Let me know if this doesn't resolve your questions.
Finally, DataRobot can handle a lot of data clean-up but there are some bounds to its capabilities. In this case, this dataset has so much irregularity of the data that it can't be modeled on (in essence, too many massive holes in the data records). If you fill the missing dates between first and last record for each series with zero-values, or even create records with a missing target value, then this dataset should be ready for some modeling.
I appreciate the tutorial, but I can't get past step 3. The sales_train must exceed my 14 day trial period. I have attached the message I get. I may have to aggregate these steps in r.
Ah, I see. Yes this dataset is quite large (400k+ series, 360k rows and ~3M rows when you fill the missing dates.) and may exceed the trial-limits for Paxata. I'd be happy to send you a fully-processed version of the dataset if you'd like to explore the modeling-side in DataRobot. If you're interested, send me an email at firstname.lastname@example.org and I'll be happy to send over the file I cleaned up.

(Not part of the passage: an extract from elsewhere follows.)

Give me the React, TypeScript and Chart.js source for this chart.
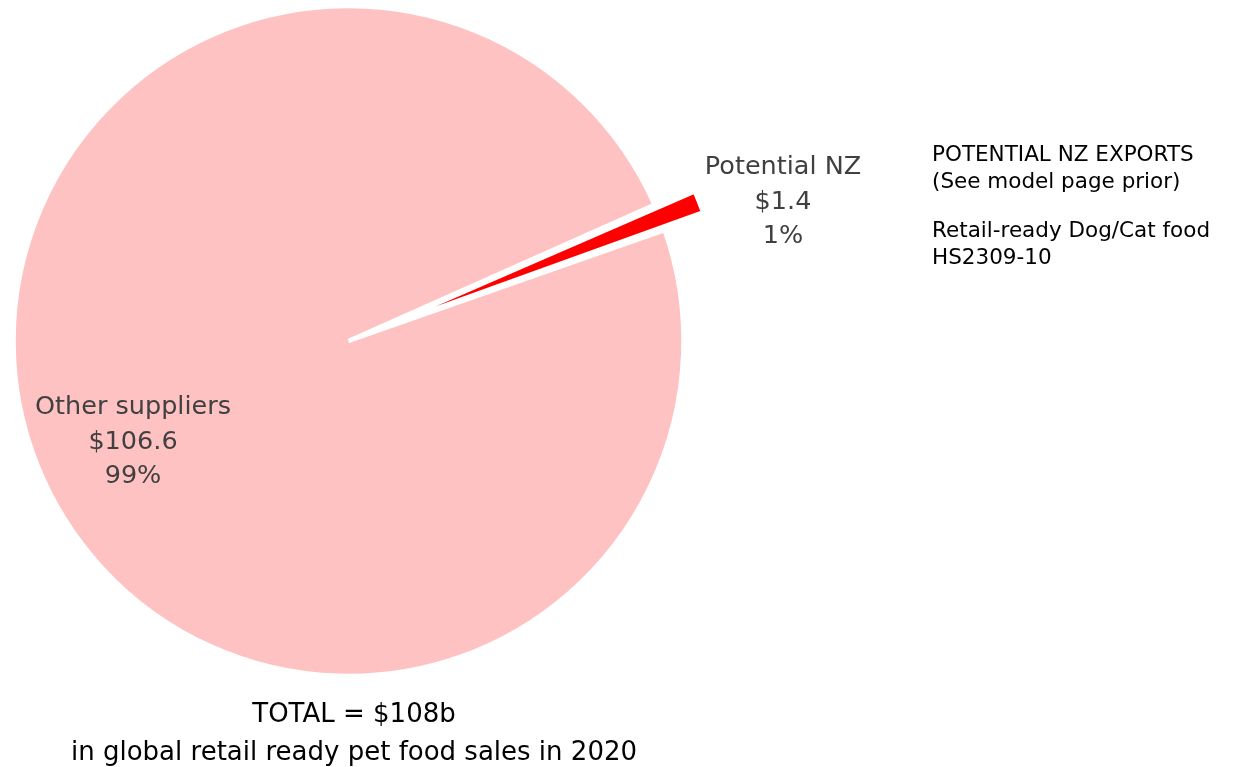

@ChrisKehl As a last point, I'll just mention that the Kaggle dataset linked is going to be generally unpleasant to work with because most of the series are so short (among 400k+ series mean duration is ~7 days, median 3 days, max 867), so it'll be a highly zero-inflated problem. This will be best handled using a zero-inflated modeling strategy where a first model is predicting 'is this a zero-sales day' and then a second model will predict 'given that its non-zero sales, what are the sales?' We have approaches that do this automatically, but its not really the most indicative dataset for Time Series forecasting based on my experience, especially with the degree that this dataset is skewed toward zero-inflated for about 97% of the data points.
Something like this Walmart Recruiting Sales Forecasting (https://www.kaggle.com/c/walmart-recruiting-store-sales-forecasting/data?select=train.csv.zip) data set might be a better place to start as it has interesting covariates, is multi-series, and isn't mostly zeros or missing values.